Jamie Siminoff, CEO of RING, who refused a Shark Tank deal in season five, yet recently sold his company to Amazon for $1 billion, remarked, “I'm new to the Shark Tank, but overall, in business, it’s the same thing.”
“You're making hundreds of decisions a week without all the information. Making those decisions, right or wrong, is what's going to dictate how successful you are. It’s that intuition, that gut feeling that helps you make a decision without all the information. If you're right more than you're wrong, you'll be successful.”
Mr. Wonderful jumped back in, “Intuition is a very good thing. Intuition is more like experience. The more mistakes you make, the more you learn. After a while, you start to realize you're not going to make those mistakes anymore.”
Siminoff then swiftly added, “It’s an issue of ‘analysis paralysis.’ I mean, if you're not making decisions, it's sometimes worse than the wrong decision."
Lori Greiner, Queen of QVC, was equally as empathic when asked how important of a role business intuition plays in her decision-making process. “Extremely important!
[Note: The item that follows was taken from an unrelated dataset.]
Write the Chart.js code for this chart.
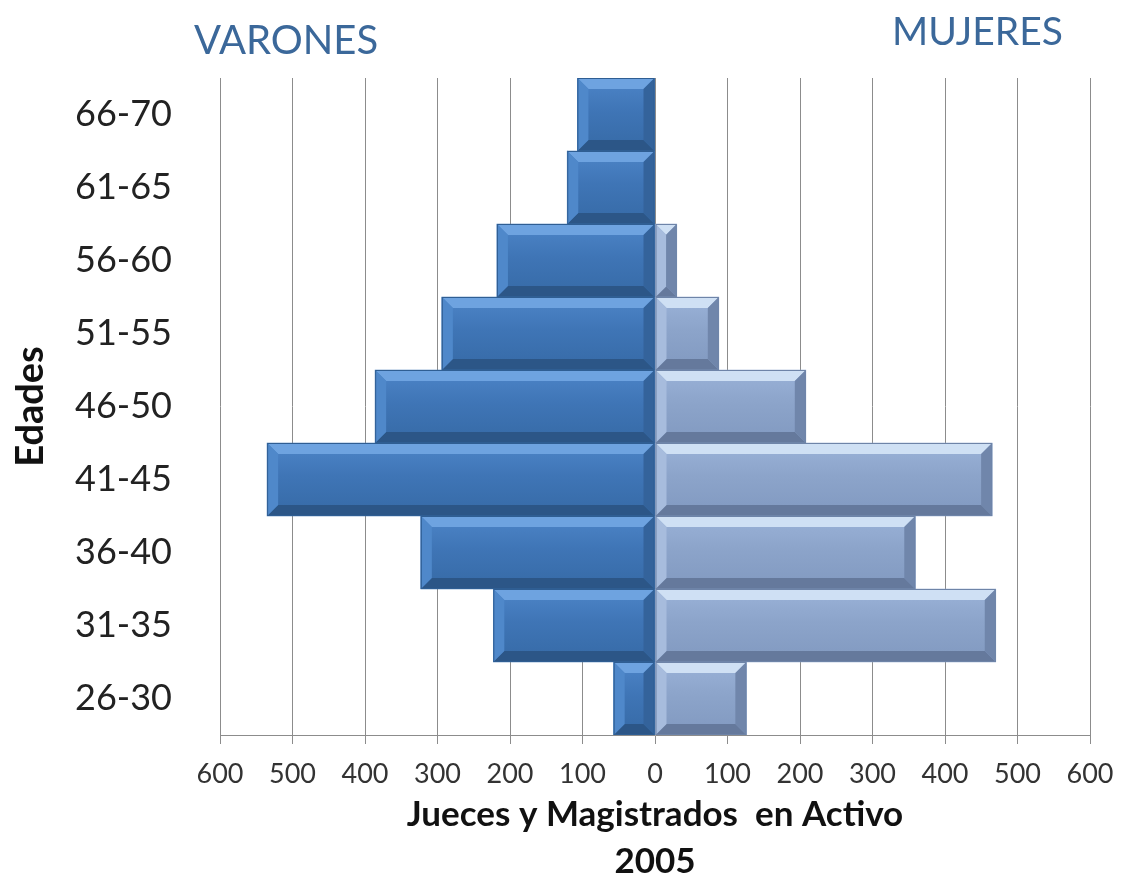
<!DOCTYPE html>
<html>
<head>
<meta charset="utf-8">
<script src="https://cdn.jsdelivr.net/npm/chart.js@4"></script>
<style>
  html, body { margin: 0; padding: 0; background: #fff; }
  #wrap { position: relative; width: 1125px; height: 888px; }
  .side { position: absolute; font-family: Lato, "Open Sans", sans-serif; font-size: 39px; color: #3b689a; line-height: 1; }
</style>
</head>
<body>
<div id="wrap">
  <canvas id="chart" width="1125" height="888"></canvas>
  <div class="side" style="left:194px; top:19px; font-size:40px;">VARONES</div>
  <div class="side" style="left:892px; top:11px;">MUJERES</div>
</div>
<script>
// datos
const edades = ["66-70", "61-65", "56-60", "51-55", "46-50", "41-45", "36-40", "31-35", "26-30"];
const varones = [107, 121, 218, 294, 386, 535, 323, 223, 57];
const mujeres = [0, 0, 30, 88, 208, 465, 359, 470, 126];
const xTicks = [-600, -500, -400, -300, -200, -100, 0, 100, 200, 300, 400, 500, 600];

const FONT = "Lato, 'Open Sans', sans-serif";

// bisel de las barras
const bevelPlugin = {
  id: "bevel",
  afterDatasetsDraw(chart) {
    const ctx = chart.ctx;
    chart.data.datasets.forEach((ds, di) => {
      const meta = chart.getDatasetMeta(di);
      meta.data.forEach((bar) => {
        const p = bar.getProps(["x", "y", "base", "height"], true);
        const left = Math.min(p.x, p.base);
        const right = Math.max(p.x, p.base);
        const top = p.y - p.height / 2;
        const bottom = p.y + p.height / 2;
        if (right - left < 1) return;
        const b = Math.min(11, (right - left) / 2);
        const c = ds.bevel;
        ctx.save();
        // cuerpo con degradado
        const g = ctx.createLinearGradient(0, top, 0, bottom);
        g.addColorStop(0, c.light);
        g.addColorStop(0.45, c.mid);
        g.addColorStop(1, c.dark);
        ctx.fillStyle = g;
        ctx.fillRect(left, top, right - left, bottom - top);
        // arriba
        ctx.fillStyle = c.top;
        ctx.beginPath();
        ctx.moveTo(left, top); ctx.lineTo(right, top);
        ctx.lineTo(right - b, top + b); ctx.lineTo(left + b, top + b);
        ctx.fill();
        // abajo
        ctx.fillStyle = c.bottom;
        ctx.beginPath();
        ctx.moveTo(left, bottom); ctx.lineTo(right, bottom);
        ctx.lineTo(right - b, bottom - b); ctx.lineTo(left + b, bottom - b);
        ctx.fill();
        // izquierda
        ctx.fillStyle = c.left;
        ctx.beginPath();
        ctx.moveTo(left, top); ctx.lineTo(left + b, top + b);
        ctx.lineTo(left + b, bottom - b); ctx.lineTo(left, bottom);
        ctx.fill();
        // derecha
        ctx.fillStyle = c.right;
        ctx.beginPath();
        ctx.moveTo(right, top); ctx.lineTo(right - b, top + b);
        ctx.lineTo(right - b, bottom - b); ctx.lineTo(right, bottom);
        ctx.fill();
        ctx.strokeStyle = c.border;
        ctx.lineWidth = 1;
        ctx.strokeRect(left + 0.5, top + 0.5, right - left - 1, bottom - top - 1);
        ctx.restore();
      });
    });
  },
};

const ctx = document.getElementById("chart");
new Chart(ctx, {
  type: "bar",
  data: {
    labels: edades,
    datasets: [
      {
        label: "Varones",
        data: varones.map((v) => -v),
        backgroundColor: "#3f74b3",
        borderWidth: 0,
        barPercentage: 1,
        categoryPercentage: 1,
        bevel: {
          light: "#4d85c8", mid: "#3f75b6", dark: "#366aa6",
          top: "#6ea3e0", bottom: "#2c5687", left: "#4f88ca", right: "#34639b", border: "#2f5e93",
        },
      },
      {
        label: "Mujeres",
        data: mujeres,
        backgroundColor: "#8ba3c9",
        borderWidth: 0,
        barPercentage: 1,
        categoryPercentage: 1,
        bevel: {
          light: "#9ab2d8", mid: "#8ca4ca", dark: "#8199c0",
          top: "#cfe0f4", bottom: "#65799c", left: "#a7bcdd", right: "#7086ab", border: "#6e84a8",
        },
      },
    ],
  },
  options: {
    indexAxis: "y",
    responsive: false,
    animation: false,
    layout: { padding: { top: 78, right: 35, left: 0, bottom: 0 } },
    plugins: {
      legend: { display: false },
      tooltip: { enabled: false },
    },
    scales: {
      x: {
        stacked: true,
        min: -600,
        max: 600,
        afterBuildTicks: (scale) => {
          scale.ticks = xTicks.map((v) => ({ value: v }));
        },
        afterFit: (scale) => {
          scale.height = 153;
          scale.paddingRight = 0;
        },
        grid: { color: "#8c8c8c", lineWidth: 1, tickLength: 9, drawOnChartArea: true },
        border: { color: "#8c8c8c" },
        ticks: {
          color: "#333",
          padding: 14,
          maxRotation: 0,
          font: { family: FONT, size: 27 },
          callback: (value) => Math.abs(value),
        },
        title: {
          display: true,
          text: ["Jueces y Magistrados  en Activo", "2005"],
          color: "#111",
          font: { family: FONT, size: 35, weight: "bold", lineHeight: 1.36 },
          padding: { top: 4, bottom: 2 },
        },
      },
      y: {
        stacked: true,
        afterFit: (scale) => { scale.width = 220; },
        grid: { display: false },
        border: { display: false },
        ticks: {
          color: "#222",
          padding: 40,
          font: { family: FONT, size: 36 },
        },
        title: {
          display: true,
          text: "Edades",
          color: "#111",
          font: { family: FONT, size: 38, weight: "bold" },
          padding: { top: 8, bottom: 0 },
        },
      },
    },
  },
  plugins: [bevelPlugin],
});
</script>
</body>
</html>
I'd go probably 90 percent gut intuition, then add the experience. But after that, you have to have a good gut because we only have a few minutes to make a decision.”
Rohan Oza, the brand builder who helped transform Smartwater and Vitaminwater into household brands, added, “On this show, you have 30 minutes to decide between $100,000 or $1 million -- your gut is the biggest thing that helps you do that.”
Never at a loss of words, when asked about business intuition and decision-making, NBA Hall of Famer and TV analyst Charles Barkley was happy to provide his two cents, stating, “100 percent!”
Added Barkley, “Everybody has good ideas, but you’re really betting on people. I'm pretty sure if you look at all these seasons of Shark Tank, there have been hundreds of good products. But eventually, you have to bet on the person. That's the number one thing.”
Mark Cuban, shared his perspective on business intuition, too: “For me, I look at it as experience. Intuition comes from experience. I try to always be learning, whether from years on the show, whether from all my business experience over the years or from reading and trying to learn new things.”
Continued Cuban, “And from all that experience and all that knowledge, that's what leads to my judgment or intuition. And so, hopefully, I've got the foundation to make the right decisions.”
Robert Herjavec and Bethenny Frankel “I think anybody who's been an entrepreneur for a long time, you learn how to make decisions quickly. Action is better than inaction.”
Bethenny Frankel, who first found fame and success after appearing on the hit TV series “The Real Housewives of New York City,” exclaimed, “Your gut! Your gut instinct is so important!”
Herjavec nodded his head in agreement and agreed aloud, “So true!”
Continued Frankel, “Most entrepreneurs are in their story... they're in their heads and everyone around them is telling them their idea is great. They think their idea's great… with their execution. But we can see it. You know what I mean? It's like when your friend's wearing the wrong thing and she just doesn't know, and you can see it. We can see it. We can hear what they’re saying. We help them get out of their own story — pull the curtains back. This is what you're not seeing.”
On Shark Tank, it’s rare to see the Sharks change their mind once they’ve made their decision. As Mr. Wonderful puts it, “You’re dead to me.” In the instances they have, I believe it’s because they decided to ignore their logic and chose to listen to their business intuition.
As you can see, these successful business icons rely not just on data and what Corcoran calls “static information,” but they also emphasize their experience and how they feel in the moment.
Remember, just like any skill, your sense of intuition can be improved with training and practice. Since it seems all the Sharks rely on business intuition to make decisions, shouldn’t you develop yours as well?